== What you need to do ==
Pictures stay out of the copy; restate everything else in the material exactly.

== Dataset section ==
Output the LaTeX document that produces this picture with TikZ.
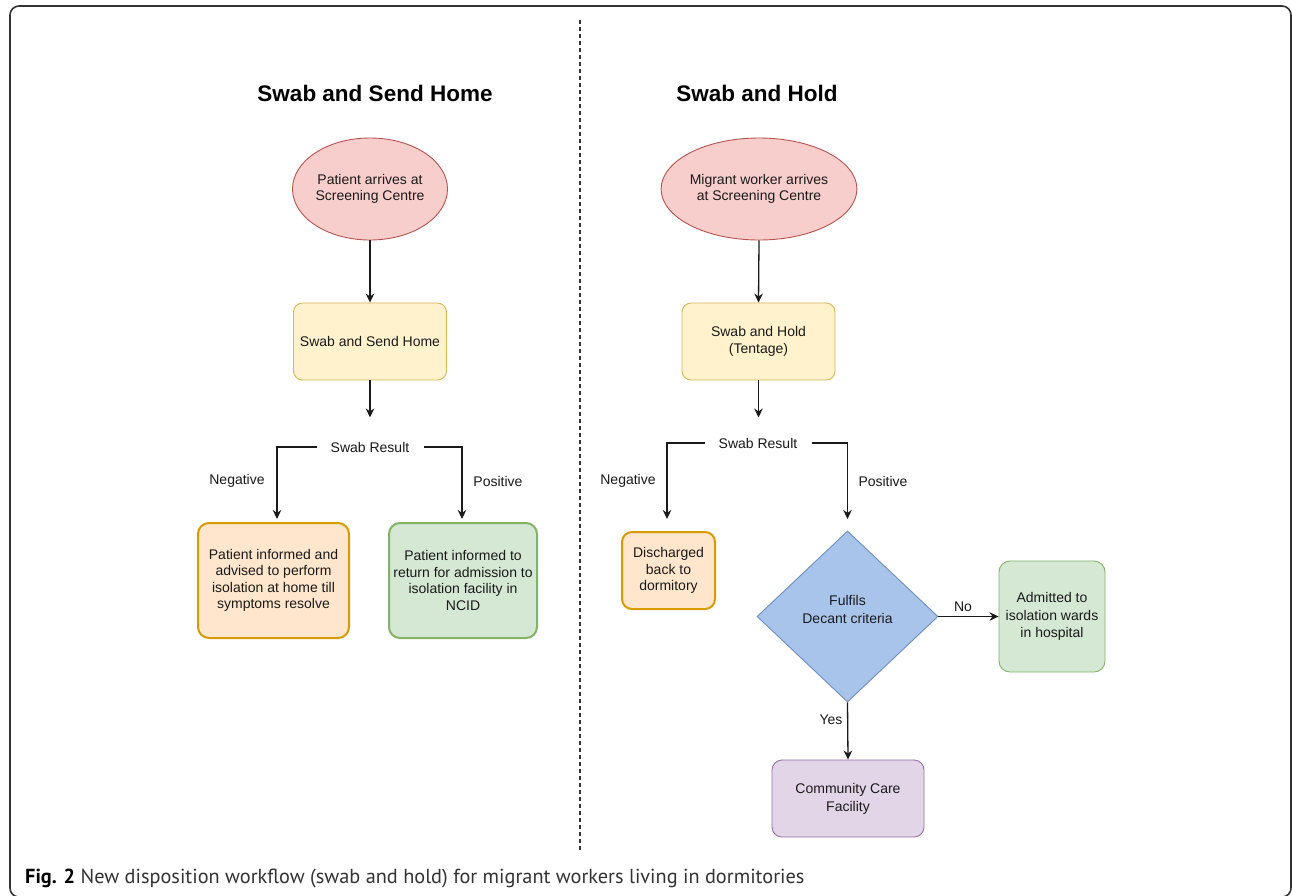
\documentclass[tikz,border=0pt]{standalone}
\usepackage{fontspec}
\setmainfont{Liberation Sans}
\newfontfamily\capfont{PT Sans}
\usetikzlibrary{shapes.geometric,arrows.meta}
\definecolor{txt}{HTML}{1A1A1A}
\definecolor{framec}{HTML}{333333}
\definecolor{captxt}{HTML}{333333}
\definecolor{redfill}{HTML}{F8CECC}
\definecolor{redline}{HTML}{B85450}
\definecolor{yelfill}{HTML}{FFF2CC}
\definecolor{yelline}{HTML}{D6B656}
\definecolor{orafill}{HTML}{FFE6CC}
\definecolor{oraline}{HTML}{D79B00}
\definecolor{grnfill}{HTML}{D5E8D4}
\definecolor{grnline}{HTML}{82B366}
\definecolor{blufill}{HTML}{A9C4EB}
\definecolor{bluline}{HTML}{6C8EBF}
\definecolor{purfill}{HTML}{E1D5E7}
\definecolor{purline}{HTML}{9673A6}
\tikzset{
  boxtext/.style={font=\fontsize{14}{16.5}\selectfont, text=txt, align=center},
  widetext/.style={font=\fontsize{14}{17.8}\selectfont},
  startnode/.style={boxtext, ellipse, draw=redline, fill=redfill, line width=0.9pt,
    minimum width=155pt, minimum height=102pt, inner sep=0pt},
  procbox/.style={boxtext, rectangle, rounded corners=9pt, draw=yelline, fill=yelfill,
    line width=0.9pt, minimum width=153pt, minimum height=77pt, inner sep=2pt},
  orabox/.style={boxtext, rectangle, rounded corners=11pt, draw=oraline, fill=orafill,
    line width=2pt, inner sep=2pt},
  grnbox/.style={boxtext, rectangle, rounded corners=11pt, draw=grnline, fill=grnfill,
    line width=2pt, inner sep=2pt},
  grnthin/.style={grnbox, widetext, line width=0.9pt},
  purbox/.style={boxtext, widetext, rectangle, rounded corners=10pt, draw=purline, fill=purfill,
    line width=0.9pt, inner sep=2pt},
  decision/.style={boxtext, widetext, diamond, draw=bluline, fill=blufill, line width=0.9pt,
    minimum width=181pt, minimum height=171pt, inner sep=0pt},
  lbl/.style={font=\fontsize{14}{16.5}\selectfont, text=txt, inner sep=0pt},
  result/.style={lbl, inner xsep=14pt, inner ysep=2pt},
  titletext/.style={font=\fontsize{22.5}{26}\selectfont\bfseries, text=black},
  conn/.style={draw=txt, line width=1.3pt, -{Stealth[length=9pt,width=8.5pt]}},
}
\begin{document}
\begin{tikzpicture}[x=1pt,y=-1pt]
\useasboundingbox (0,0) rectangle (1292,895);
\fill[white] (0,0) rectangle (1292,895);
% frame
\draw[framec, line width=1.6pt, rounded corners=9pt] (10,6) rectangle (1291,897);
% divider
\draw[framec, line width=1.1pt, dash pattern=on 4pt off 3pt] (580,20) -- (580,850);

% titles
\node[titletext] (t1) at (375,93) {Swab and Send Home};
\node[titletext] (t2) at (757,93) {Swab and Hold};

% left column
\node[startnode] (s1) at (370,189) {Patient arrives at\\Screening Centre};
\node[procbox] (p1) at (370,341.5) {Swab and Send Home};
\node[result] (r1) at (370,447) {Swab Result};
\node[orabox, minimum width=151pt, minimum height=115pt] (n1) at (273.5,580.5)
  {Patient informed and\\advised to perform\\isolation at home till\\symptoms resolve};
\node[grnbox, minimum width=148pt, minimum height=115pt] (q1) at (463,580.5)
  {Patient informed to\\return for admission to\\isolation facility in\\NCID};
\node[lbl] (neg1) at (237,481) {Negative};
\node[lbl] (pos1) at (498,481) {Positive};
\coordinate (n1in) at (277,519);
\coordinate (q1in) at (462,519);

\draw[conn] (s1.south) -- (p1.north);
\draw[conn] (p1.south) -- ++(0,37);
\draw[conn] (r1.west) -| (n1in);
\draw[conn] (r1.east) -| (q1in);

% right column
\node[startnode] (s2) at (759,189) {Migrant worker arrives\\at Screening Centre};
\node[procbox] (p2) at (758.5,341.5) {Swab and Hold\\(Tentage)};
\node[result] (r2) at (758,443) {Swab Result};
\node[orabox, minimum width=93pt, minimum height=77pt, rounded corners=10pt] (n2) at (668.5,570.5)
  {Discharged\\back to\\dormitory};
\node[decision] (d2) at (847.5,616.5) {Fulfils\\Decant criteria\\[-3pt]};
\node[grnthin, minimum width=106pt, minimum height=111pt] (h2) at (1052,616.5)
  {Admitted to\\isolation wards\\in hospital};
\node[purbox, minimum width=152pt, minimum height=77pt] (c2) at (848,798.5)
  {Community Care\\Facility};
\node[lbl] (neg2) at (628,481) {Negative};
\node[lbl] (pos2) at (883,481) {Positive};
\node[lbl] (no2) at (963,607) {No};
\node[lbl] (yes2) at (831,720) {Yes};
\coordinate (n2in) at (667,519);
\coordinate (d2in) at (847.5,519);

\draw[conn] (s2.south) -- (p2.north);
\draw[conn] (p2.south) -- ++(0,37);
\draw[conn] (r2.west) -| (n2in);
\draw[conn] (r2.east) -| (d2in);
\draw[conn] (d2.east) -- (h2.west);
\draw[conn] (d2.south) -- (c2.north);

% caption
\node[anchor=base west, inner sep=0pt, text=captxt, font=\capfont\fontsize{20.3}{22}\selectfont] (cap) at (25,883)
  {\textcolor{black}{\textbf{Fig. 2}} New disposition workflow (swab and hold) for migrant workers living in dormitories};
\end{tikzpicture}
\end{document}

== Solution below ==
Output the LaTeX document that produces this picture with TikZ.
\documentclass[tikz,border=0pt]{standalone}
\usepackage{fontspec}
\setmainfont{Liberation Sans}
\newfontfamily\capfont{PT Sans}
\usetikzlibrary{shapes.geometric,arrows.meta}
\definecolor{txt}{HTML}{1A1A1A}
\definecolor{framec}{HTML}{333333}
\definecolor{captxt}{HTML}{333333}
\definecolor{redfill}{HTML}{F8CECC}
\definecolor{redline}{HTML}{B85450}
\definecolor{yelfill}{HTML}{FFF2CC}
\definecolor{yelline}{HTML}{D6B656}
\definecolor{orafill}{HTML}{FFE6CC}
\definecolor{oraline}{HTML}{D79B00}
\definecolor{grnfill}{HTML}{D5E8D4}
\definecolor{grnline}{HTML}{82B366}
\definecolor{blufill}{HTML}{A9C4EB}
\definecolor{bluline}{HTML}{6C8EBF}
\definecolor{purfill}{HTML}{E1D5E7}
\definecolor{purline}{HTML}{9673A6}
\tikzset{
  boxtext/.style={font=\fontsize{14}{16.5}\selectfont, text=txt, align=center},
  widetext/.style={font=\fontsize{14}{17.8}\selectfont},
  startnode/.style={boxtext, ellipse, draw=redline, fill=redfill, line width=0.9pt,
    minimum width=155pt, minimum height=102pt, inner sep=0pt},
  procbox/.style={boxtext, rectangle, rounded corners=9pt, draw=yelline, fill=yelfill,
    line width=0.9pt, minimum width=153pt, minimum height=77pt, inner sep=2pt},
  orabox/.style={boxtext, rectangle, rounded corners=11pt, draw=oraline, fill=orafill,
    line width=2pt, inner sep=2pt},
  grnbox/.style={boxtext, rectangle, rounded corners=11pt, draw=grnline, fill=grnfill,
    line width=2pt, inner sep=2pt},
  grnthin/.style={grnbox, widetext, line width=0.9pt},
  purbox/.style={boxtext, widetext, rectangle, rounded corners=10pt, draw=purline, fill=purfill,
    line width=0.9pt, inner sep=2pt},
  decision/.style={boxtext, widetext, diamond, draw=bluline, fill=blufill, line width=0.9pt,
    minimum width=181pt, minimum height=171pt, inner sep=0pt},
  lbl/.style={font=\fontsize{14}{16.5}\selectfont, text=txt, inner sep=0pt},
  result/.style={lbl, inner xsep=14pt, inner ysep=2pt},
  titletext/.style={font=\fontsize{22.5}{26}\selectfont\bfseries, text=black},
  conn/.style={draw=txt, line width=1.3pt, -{Stealth[length=9pt,width=8.5pt]}},
}
\begin{document}
\begin{tikzpicture}[x=1pt,y=-1pt]
\useasboundingbox (0,0) rectangle (1292,895);
\fill[white] (0,0) rectangle (1292,895);
% frame
\draw[framec, line width=1.6pt, rounded corners=9pt] (10,6) rectangle (1291,897);
% divider
\draw[framec, line width=1.1pt, dash pattern=on 4pt off 3pt] (580,20) -- (580,850);

% titles
\node[titletext] (t1) at (375,93) {Swab and Send Home};
\node[titletext] (t2) at (757,93) {Swab and Hold};

% left column
\node[startnode] (s1) at (370,189) {Patient arrives at\\Screening Centre};
\node[procbox] (p1) at (370,341.5) {Swab and Send Home};
\node[result] (r1) at (370,447) {Swab Result};
\node[orabox, minimum width=151pt, minimum height=115pt] (n1) at (273.5,580.5)
  {Patient informed and\\advised to perform\\isolation at home till\\symptoms resolve};
\node[grnbox, minimum width=148pt, minimum height=115pt] (q1) at (463,580.5)
  {Patient informed to\\return for admission to\\isolation facility in\\NCID};
\node[lbl] (neg1) at (237,481) {Negative};
\node[lbl] (pos1) at (498,481) {Positive};
\coordinate (n1in) at (277,519);
\coordinate (q1in) at (462,519);

\draw[conn] (s1.south) -- (p1.north);
\draw[conn] (p1.south) -- ++(0,37);
\draw[conn] (r1.west) -| (n1in);
\draw[conn] (r1.east) -| (q1in);

% right column
\node[startnode] (s2) at (759,189) {Migrant worker arrives\\at Screening Centre};
\node[procbox] (p2) at (758.5,341.5) {Swab and Hold\\(Tentage)};
\node[result] (r2) at (758,443) {Swab Result};
\node[orabox, minimum width=93pt, minimum height=77pt, rounded corners=10pt] (n2) at (668.5,570.5)
  {Discharged\\back to\\dormitory};
\node[decision] (d2) at (847.5,616.5) {Fulfils\\Decant criteria\\[-3pt]};
\node[grnthin, minimum width=106pt, minimum height=111pt] (h2) at (1052,616.5)
  {Admitted to\\isolation wards\\in hospital};
\node[purbox, minimum width=152pt, minimum height=77pt] (c2) at (848,798.5)
  {Community Care\\Facility};
\node[lbl] (neg2) at (628,481) {Negative};
\node[lbl] (pos2) at (883,481) {Positive};
\node[lbl] (no2) at (963,607) {No};
\node[lbl] (yes2) at (831,720) {Yes};
\coordinate (n2in) at (667,519);
\coordinate (d2in) at (847.5,519);

\draw[conn] (s2.south) -- (p2.north);
\draw[conn] (p2.south) -- ++(0,37);
\draw[conn] (r2.west) -| (n2in);
\draw[conn] (r2.east) -| (d2in);
\draw[conn] (d2.east) -- (h2.west);
\draw[conn] (d2.south) -- (c2.north);

% caption
\node[anchor=base west, inner sep=0pt, text=captxt, font=\capfont\fontsize{20.3}{22}\selectfont] (cap) at (25,883)
  {\textcolor{black}{\textbf{Fig. 2}} New disposition workflow (swab and hold) for migrant workers living in dormitories};
\end{tikzpicture}
\end{document}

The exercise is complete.